Entries with chart source code
========================================

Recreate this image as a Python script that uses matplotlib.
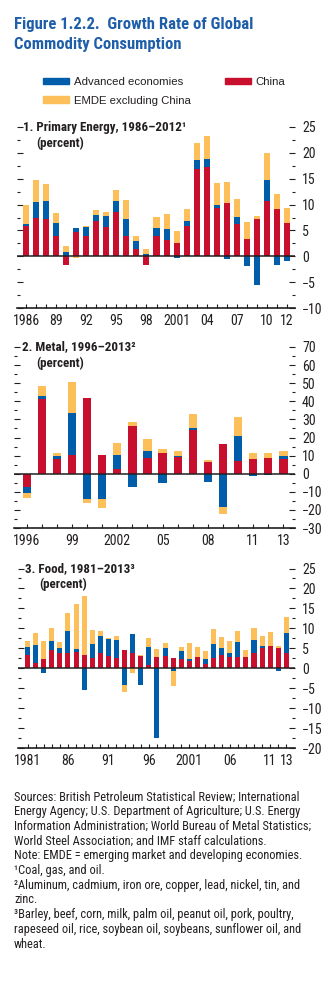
import os
import numpy as np
import matplotlib
matplotlib.use("Agg")
import matplotlib.pyplot as plt
from matplotlib import font_manager
from matplotlib.patches import Patch
from matplotlib.ticker import MultipleLocator


def condensed_family():
    # look for a narrow sans face; fall back to Liberation Sans
    prefs = ["liberationsansnarrow", "arialnarrow", "robotocondensed", "notosans",
             "opensans", "dejavusans"]
    found = []
    for f in font_manager.fontManager.ttflist:
        base = os.path.basename(f.fname).lower().replace("-", "").replace("_", "")
        if ("narrow" in base or "condensed" in base) and "italic" not in base \
                and "oblique" not in base and "mono" not in base and "serif" not in base:
            rank = next((i for i, p in enumerate(prefs) if base.startswith(p)), len(prefs))
            found.append((rank, f.name, f.stretch))
    if not found:
        return "Liberation Sans", "normal"
    found.sort()
    return found[0][1], found[0][2]


COND, STRETCH = condensed_family()
plt.rcParams["font.family"] = [COND, "DejaVu Sans"]
plt.rcParams["font.stretch"] = STRETCH

BLUE = "#005DAA"
RED = "#C8102E"
YELLOW = "#FDBF5A"
TITLE_BLUE = "#1F5FAA"
INK = "#231F20"

# Panel 1: primary energy, 1986-2012 (percent)
energy_years = np.arange(1986, 2013)
energy_china = [5.8, 7.5, 7.2, 4.0, -1.7, 4.6, 4.0, 6.8, 5.6, 8.6, 3.9, 1.5, -1.7, 3.85,
                3.1, 2.5, 5.9, 16.8, 17.2, 9.4, 10.3, 6.3, 3.3, 7.25, 10.7, 9.2, 6.5]
energy_adv = [0.5, 3.0, 3.5, 2.4, 0.8, 0.8, 1.6, 1.2, 2.2, 2.1, 3.35, 1.4, 0.4, 1.55,
              2.1, -0.3, 0.9, 1.8, 1.6, 0.5, -0.5, 1.3, -1.85, -5.6, 4.0, -1.6, -0.9]
energy_emde = [3.7, 4.2, 3.2, 1.9, 1.2, -0.3, 0.2, 0.9, 0.7, 2.1, 3.65, 1.0, 1.1, 2.2,
               2.95, 2.3, 2.3, 3.25, 4.5, 4.2, 4.1, 3.4, 3.4, 0.55, 5.3, 2.8, 2.9]
energy_ticks = [1986, 1989, 1992, 1995, 1998, 2001, 2004, 2007, 2010, 2012]
energy_ticklabels = ["1986", "89", "92", "95", "98", "2001", "04", "07", "10", "12"]

# Panel 2: metal, 1996-2013 (percent)
metal_years = np.arange(1996, 2014)
metal_china = [-7.1, 41.0, 8.2, 10.6, 42.0, 10.6, 2.8, 26.5, 8.9, 11.5, 9.1, 24.3, 6.7,
               16.5, 7.1, 8.2, 8.7, 8.2]
metal_adv = [-3.3, 1.8, 1.6, 22.7, -13.9, -13.9, 7.4, -7.1, 3.4, -5.4, 0.6, 0.7, -4.5,
             -18.4, 13.7, -1.5, -0.9, 1.8]
metal_emde = [-2.8, 5.9, 1.4, 17.1, -2.3, -5.1, 6.5, 2.2, 6.7, 1.9, 3.1, 8.1, 1.1,
              -3.9, 10.7, 3.0, 3.0, 2.8]
metal_ticks = [1996, 1999, 2002, 2005, 2008, 2011, 2013]
metal_ticklabels = ["1996", "99", "2002", "05", "08", "11", "13"]

# Panel 3: food, 1981-2013 (percent)
food_years = np.arange(1981, 2014)
food_china = [3.3, 1.2, 2.3, 4.6, 3.8, 3.7, 4.1, 3.3, 2.6, 3.8, 3.1, 2.6, 4.6, 3.8, 3.1,
              0.8, 2.8, 3.1, 2.6, 2.3, 1.8, 2.8, 1.1, 2.6, 3.3, 2.8, 2.8, 2.8, 3.8, 5.1,
              5.6, 5.1, 3.8]
food_adv = [2.0, 4.6, -1.2, 2.2, 1.3, 5.6, 0.7, -5.4, 3.5, 4.3, 4.2, 4.5, -4.2, 4.8,
            -4.2, 4.5, -17.4, 2.0, -0.7, 2.0, 0.5, 0.0, 1.2, 3.5, 1.8, 1.0, 3.8, 0.0,
            3.3, 0.5, 0.0, -0.7, 5.0]
food_emde = [1.5, 3.0, 4.5, 3.3, 1.5, 4.5, 11.3, 14.8, 3.5, 1.2, 0.3, 1.0, -1.7, -1.2,
             0.2, 2.3, 2.0, 1.2, -3.7, 1.0, 4.0, 2.5, 2.0, 3.7, 2.7, 3.0, 2.7, 1.8, 3.0,
             2.5, 3.5, 0.5, 4.0]
food_ticks = [1981, 1986, 1991, 1996, 2001, 2006, 2011, 2013]
food_ticklabels = ["1981", "86", "91", "96", "2001", "06", "11", "13"]

notes = [
    "Sources: British Petroleum Statistical Review; International",
    "Energy Agency; U.S. Department of Agriculture; U.S. Energy",
    "Information Administration; World Bureau of Metal Statistics;",
    "World Steel Association; and IMF staff calculations.",
    "Note: EMDE = emerging market and developing economies.",
    "\u00b9Coal, gas, and oil.",
    "\u00b2Aluminum, cadmium, iron ore, copper, lead, nickel, tin, and",
    "zinc.",
    "\u00b3Barley, beef, corn, milk, palm oil, peanut oil, pork, poultry,",
    "rapeseed oil, rice, soybean oil, soybeans, sunflower oil, and",
    "wheat.",
]

W, H = 327, 989
fig = plt.figure(figsize=(W / 100, H / 100), dpi=100)
renderer = fig.canvas.get_renderer()


def box(left, top, right, bottom):
    return [left / W, 1 - bottom / H, (right - left) / W, (bottom - top) / H]


def fx(x):
    return x / W


def fy(y):
    return 1 - y / H


def fit_width(texts, width_px):
    # shrink a group of texts together so the widest one spans width_px
    widest = max(t.get_window_extent(renderer).width for t in texts)
    if widest > width_px:
        for t in texts:
            t.set_fontsize(t.get_fontsize() * width_px / widest)


def stacked(ax, years, china, adv, emde, width):
    # positive parts stack upward from zero, negative parts downward
    up = np.zeros(len(years))
    down = np.zeros(len(years))
    for vals, color in [(china, RED), (adv, BLUE), (emde, YELLOW)]:
        v = np.asarray(vals, dtype=float)
        base = np.where(v >= 0, up, down)
        ax.bar(years, v, width, bottom=base, color=color, linewidth=0, zorder=2)
        up += np.clip(v, 0, None)
        down += np.clip(v, None, 0)


def style(ax, years, xpad, ylim, major, minor, ticks, ticklabels):
    ax.set_xlim(years[0] - xpad[0], years[-1] + xpad[1])
    ax.set_ylim(*ylim)
    for s in ["left", "right", "top"]:
        ax.spines[s].set_visible(False)
    ax.spines["bottom"].set_color(INK)
    ax.spines["bottom"].set_linewidth(1.2)
    ax.axhline(0, color=INK, lw=1.1, zorder=3)
    ax.yaxis.set_major_locator(MultipleLocator(major))
    ax.yaxis.set_minor_locator(MultipleLocator(minor))
    ax.tick_params(axis="y", which="both", left=True, right=True, labelleft=False,
                   labelright=True, direction="in", colors=INK, width=0.8,
                   labelsize=10, pad=5)
    ax.tick_params(axis="y", which="major", length=4.5)
    ax.tick_params(axis="y", which="minor", length=2.2)
    ax.yaxis.set_major_formatter(lambda v, p: f"{v:.0f}".replace("-", "\u2212"))
    ax.set_xticks(years, minor=True)
    ax.set_xticks(ticks, ticklabels)
    ax.tick_params(axis="x", which="both", direction="in", length=3, width=0.8,
                   colors=INK, labelsize=10, pad=4)


# figure title
title = [fig.text(fx(14), fy(24), "Figure 1.2.2.  Growth Rate of Global",
                  color=TITLE_BLUE, fontsize=12, fontweight="bold", va="center"),
         fig.text(fx(14), fy(45), "Commodity Consumption",
                  color=TITLE_BLUE, fontsize=12, fontweight="bold", va="center")]
fit_width(title, 240)

handles = [Patch(color=BLUE, label="Advanced economies"),
           Patch(color=YELLOW, label="EMDE excluding China"),
           Patch(color=RED, label="China")]
fig.legend(handles=handles, ncol=2, loc="upper left", bbox_to_anchor=(fx(43), fy(77)),
           frameon=False, borderpad=0, borderaxespad=0,
           handlelength=2.3, handleheight=0.55, handletextpad=0.4,
           labelspacing=0.75, columnspacing=3.0, labelcolor=INK,
           prop={"family": ["Liberation Sans", "DejaVu Sans"], "stretch": "normal",
                 "size": 8.2})

panels = [
    dict(rect=box(17, 127, 295, 308), years=energy_years, china=energy_china,
         adv=energy_adv, emde=energy_emde, width=0.6, xpad=(0.9, 0.8),
         ylim=(-10, 25), major=5, minor=2.5, ticks=energy_ticks,
         ticklabels=energy_ticklabels,
         title="1. Primary Energy, 1986\u20132012\u00b9", top=127, tx=23, px=36),
    dict(rect=box(14, 347, 295, 528), years=metal_years, china=metal_china,
         adv=metal_adv, emde=metal_emde, width=0.55, xpad=(0.84, 0.77),
         ylim=(-30, 70), major=10, minor=5, ticks=metal_ticks,
         ticklabels=metal_ticklabels,
         title="2. Metal, 1996\u20132013\u00b2", top=347, tx=22, px=36),
    dict(rect=box(17.5, 568.5, 295, 748), years=food_years, china=food_china,
         adv=food_adv, emde=food_emde, width=0.62, xpad=(1.24, 1.07),
         ylim=(-20, 25), major=5, minor=2.5, ticks=food_ticks,
         ticklabels=food_ticklabels,
         title="3. Food, 1981\u20132013\u00b3", top=568.5, tx=25, px=39),
]

heads = []
for p in panels:
    ax = fig.add_axes(p["rect"])
    stacked(ax, p["years"], p["china"], p["adv"], p["emde"], p["width"])
    style(ax, p["years"], p["xpad"], p["ylim"], p["major"], p["minor"],
          p["ticks"], p["ticklabels"])
    heads.append(fig.text(fx(p["tx"]), fy(p["top"]), p["title"], fontsize=9.5,
                          fontweight="bold", color=INK, va="center"))
    heads.append(fig.text(fx(p["px"]), fy(p["top"] + 16), "(percent)", fontsize=9.5,
                          fontweight="bold", color=INK, va="center"))

# panel headings share one size, set by the longest one
fit_width(heads, 163)

note_texts = [fig.text(fx(14), fy(797 + i * 14.7), line, fontsize=9.5, color=INK,
                       va="center") for i, line in enumerate(notes)]
fit_width(note_texts, 299)

fig.savefig("out.png", dpi=100, facecolor="white")
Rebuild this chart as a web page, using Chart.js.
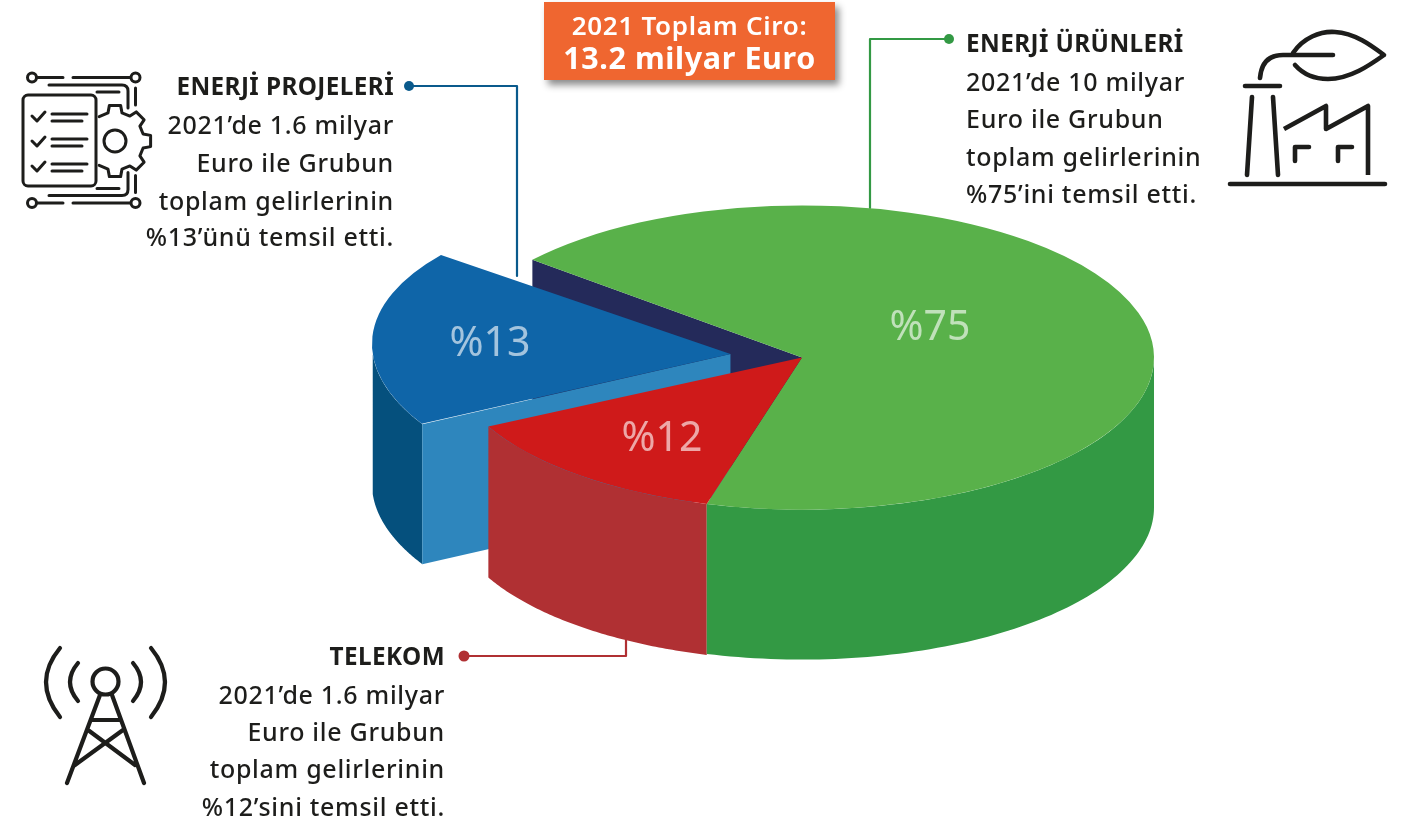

========================================

▶ DIRECTIONS FOR THIS TASK
Copy exactly the lines running from the beginning of the listing through the line that has "from matplotlib.ticker import MultipleLocator". Drop the pictures.

▶ EXERCISE ANSWER
Recreate this image as a Python script that uses matplotlib.
import os
import numpy as np
import matplotlib
matplotlib.use("Agg")
import matplotlib.pyplot as plt
from matplotlib import font_manager
from matplotlib.patches import Patch
from matplotlib.ticker import MultipleLocator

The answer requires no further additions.